**Given material**
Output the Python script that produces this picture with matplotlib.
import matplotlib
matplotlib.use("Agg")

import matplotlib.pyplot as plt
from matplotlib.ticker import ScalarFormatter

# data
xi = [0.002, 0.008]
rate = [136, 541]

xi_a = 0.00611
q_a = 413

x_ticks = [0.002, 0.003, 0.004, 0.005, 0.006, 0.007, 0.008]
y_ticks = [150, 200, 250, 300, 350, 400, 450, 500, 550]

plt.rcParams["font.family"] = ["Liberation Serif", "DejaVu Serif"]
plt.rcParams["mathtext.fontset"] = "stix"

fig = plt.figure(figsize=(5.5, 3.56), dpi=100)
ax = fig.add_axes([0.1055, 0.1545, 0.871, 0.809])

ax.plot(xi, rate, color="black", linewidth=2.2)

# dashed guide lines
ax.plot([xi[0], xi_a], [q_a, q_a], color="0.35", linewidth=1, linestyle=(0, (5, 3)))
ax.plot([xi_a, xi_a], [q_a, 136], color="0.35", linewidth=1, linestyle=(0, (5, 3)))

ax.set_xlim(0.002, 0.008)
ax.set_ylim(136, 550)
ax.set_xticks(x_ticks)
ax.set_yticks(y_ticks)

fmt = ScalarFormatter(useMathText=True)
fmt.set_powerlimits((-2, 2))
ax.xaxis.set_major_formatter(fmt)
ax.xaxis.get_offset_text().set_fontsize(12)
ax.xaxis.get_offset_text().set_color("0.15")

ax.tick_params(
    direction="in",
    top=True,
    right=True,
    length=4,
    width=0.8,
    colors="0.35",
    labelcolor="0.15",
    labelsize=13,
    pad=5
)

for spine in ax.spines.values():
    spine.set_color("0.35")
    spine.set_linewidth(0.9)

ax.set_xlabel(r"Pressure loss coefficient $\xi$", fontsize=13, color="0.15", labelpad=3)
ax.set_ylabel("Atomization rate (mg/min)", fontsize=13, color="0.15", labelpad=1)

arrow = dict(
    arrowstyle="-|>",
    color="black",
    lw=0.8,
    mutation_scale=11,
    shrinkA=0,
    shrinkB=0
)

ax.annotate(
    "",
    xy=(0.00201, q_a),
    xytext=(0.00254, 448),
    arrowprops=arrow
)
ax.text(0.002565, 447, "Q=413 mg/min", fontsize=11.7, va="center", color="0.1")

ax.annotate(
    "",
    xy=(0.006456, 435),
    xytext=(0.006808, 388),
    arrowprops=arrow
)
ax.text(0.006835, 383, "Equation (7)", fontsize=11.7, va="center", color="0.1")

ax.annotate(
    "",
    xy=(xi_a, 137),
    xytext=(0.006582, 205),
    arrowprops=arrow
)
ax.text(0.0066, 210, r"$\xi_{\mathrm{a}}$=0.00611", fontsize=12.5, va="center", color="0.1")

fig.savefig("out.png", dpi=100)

**Task instructions**
Set down the listing in full, keeping every word exactly as it is.

**Finished exercise**
Output the Python script that produces this picture with matplotlib.
import matplotlib
matplotlib.use("Agg")

import matplotlib.pyplot as plt
from matplotlib.ticker import ScalarFormatter

# data
xi = [0.002, 0.008]
rate = [136, 541]

xi_a = 0.00611
q_a = 413

x_ticks = [0.002, 0.003, 0.004, 0.005, 0.006, 0.007, 0.008]
y_ticks = [150, 200, 250, 300, 350, 400, 450, 500, 550]

plt.rcParams["font.family"] = ["Liberation Serif", "DejaVu Serif"]
plt.rcParams["mathtext.fontset"] = "stix"

fig = plt.figure(figsize=(5.5, 3.56), dpi=100)
ax = fig.add_axes([0.1055, 0.1545, 0.871, 0.809])

ax.plot(xi, rate, color="black", linewidth=2.2)

# dashed guide lines
ax.plot([xi[0], xi_a], [q_a, q_a], color="0.35", linewidth=1, linestyle=(0, (5, 3)))
ax.plot([xi_a, xi_a], [q_a, 136], color="0.35", linewidth=1, linestyle=(0, (5, 3)))

ax.set_xlim(0.002, 0.008)
ax.set_ylim(136, 550)
ax.set_xticks(x_ticks)
ax.set_yticks(y_ticks)

fmt = ScalarFormatter(useMathText=True)
fmt.set_powerlimits((-2, 2))
ax.xaxis.set_major_formatter(fmt)
ax.xaxis.get_offset_text().set_fontsize(12)
ax.xaxis.get_offset_text().set_color("0.15")

ax.tick_params(
    direction="in",
    top=True,
    right=True,
    length=4,
    width=0.8,
    colors="0.35",
    labelcolor="0.15",
    labelsize=13,
    pad=5
)

for spine in ax.spines.values():
    spine.set_color("0.35")
    spine.set_linewidth(0.9)

ax.set_xlabel(r"Pressure loss coefficient $\xi$", fontsize=13, color="0.15", labelpad=3)
ax.set_ylabel("Atomization rate (mg/min)", fontsize=13, color="0.15", labelpad=1)

arrow = dict(
    arrowstyle="-|>",
    color="black",
    lw=0.8,
    mutation_scale=11,
    shrinkA=0,
    shrinkB=0
)

ax.annotate(
    "",
    xy=(0.00201, q_a),
    xytext=(0.00254, 448),
    arrowprops=arrow
)
ax.text(0.002565, 447, "Q=413 mg/min", fontsize=11.7, va="center", color="0.1")

ax.annotate(
    "",
    xy=(0.006456, 435),
    xytext=(0.006808, 388),
    arrowprops=arrow
)
ax.text(0.006835, 383, "Equation (7)", fontsize=11.7, va="center", color="0.1")

ax.annotate(
    "",
    xy=(xi_a, 137),
    xytext=(0.006582, 205),
    arrowprops=arrow
)
ax.text(0.0066, 210, r"$\xi_{\mathrm{a}}$=0.00611", fontsize=12.5, va="center", color="0.1")

fig.savefig("out.png", dpi=100)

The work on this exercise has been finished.